For those of you who came together from a different place, I hope this is a day of
joy, that you are together again, in church, and have a place to sing, and serve
and learn and worship in the ways that can teach the rest of us a thing of two
about the gospel.
For those of you who have come to be a part of this “new thing” that you have
discovered, I pray that you will find your place here, to reaffirm your own faith and
contribute what God has called you here to do.
I also believe that the God that has so richly blessed this church with new life is
looking down – with a divine smile – and asking God’s own version of “now
“Now what are you going to do in my name?”
And that is the most important “Now what?” question that – together - we have
the opportunity to answer.
How will we fulfill the call of the gospel to serve the least among us in our city
and around the world?
How will we work for social justice and systemic change to achieve a fairer
prosperity in our prosperous city?
Where will we find our place in the multi-faith dialogue in these days of such
great global complexity?
“Now what?”
To return to the issue of how the Gospel of Mark concludes, the answer – in the
end – is fairly straightforward.
The majority of scholars who have studied the matter conclude that the original
ending to the text was simply lost – separated somehow from the rest of the first
scroll and never recovered.
And that makes sense, given that Mark spends almost half of his gospel on the
passion narrative and the events leading up to it.
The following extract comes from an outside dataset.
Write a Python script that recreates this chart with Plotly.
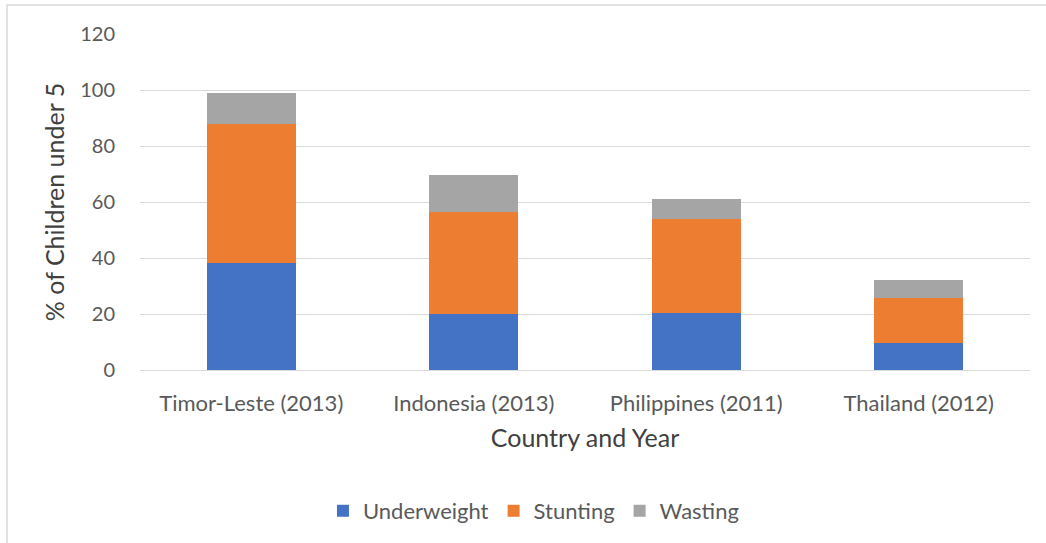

Surely, the argument, goes the
author would then not end the story so abruptly.
The endings we have in the text today, the scholars conclude, were crafted
based on the Gospels of Matthew, Luke and John and added about 100 years
later by scribes who sought to honor the Markan tradition with a suitable ending.
When it comes to our own lives, that is how it is with the sovereign God we
worship, isn’t it?
As much as we are inclined to take the pen in our own hands and write our own
endings, the God of providence always knows “the rest of the story” and we
should leave the narrative of our lives in God’s hand.
That is why I’ve always admired Charlie MacDonald’s statement that he and the
congregation did everything they could to keep this church open – and only when
they had decided they could do no more did God make known God’s plans for
keeping Caldwell alive.
If there were ever a congregation that could tell the story of unexpected endings,
it is this one.
All of this reminds me of the bumper sticker that reads “Let go and let God.”
I am usually cautious about bumper sticker theology, but sometimes the mystery
of faith isn’t any more complicated than that.
So, in response to today’s question of “Now what?” we might simply say “Now …
That is, of course, not easy. We do want to control things.
But faith requires trust and, indeed, letting go.
The endings we seek may not always be clear. They may not arrive on the
schedule we want. They may not be what we envision or want.
Indeed, sometimes, God’s endings may be more than we could ever hope for or
imagine, which is exactly how I feel about the opportunity to become your pastor
… in this place … at this remarkable time.
And that is why life with God does, in the end, leads to the ecstasy and
amazement that always overcomes our trauma and fears.
After he appeared to the apostle, Jesus said to them: “Go into all the world and
proclaim the good news to the whole creation.”
In the name of our triune God, so let it be.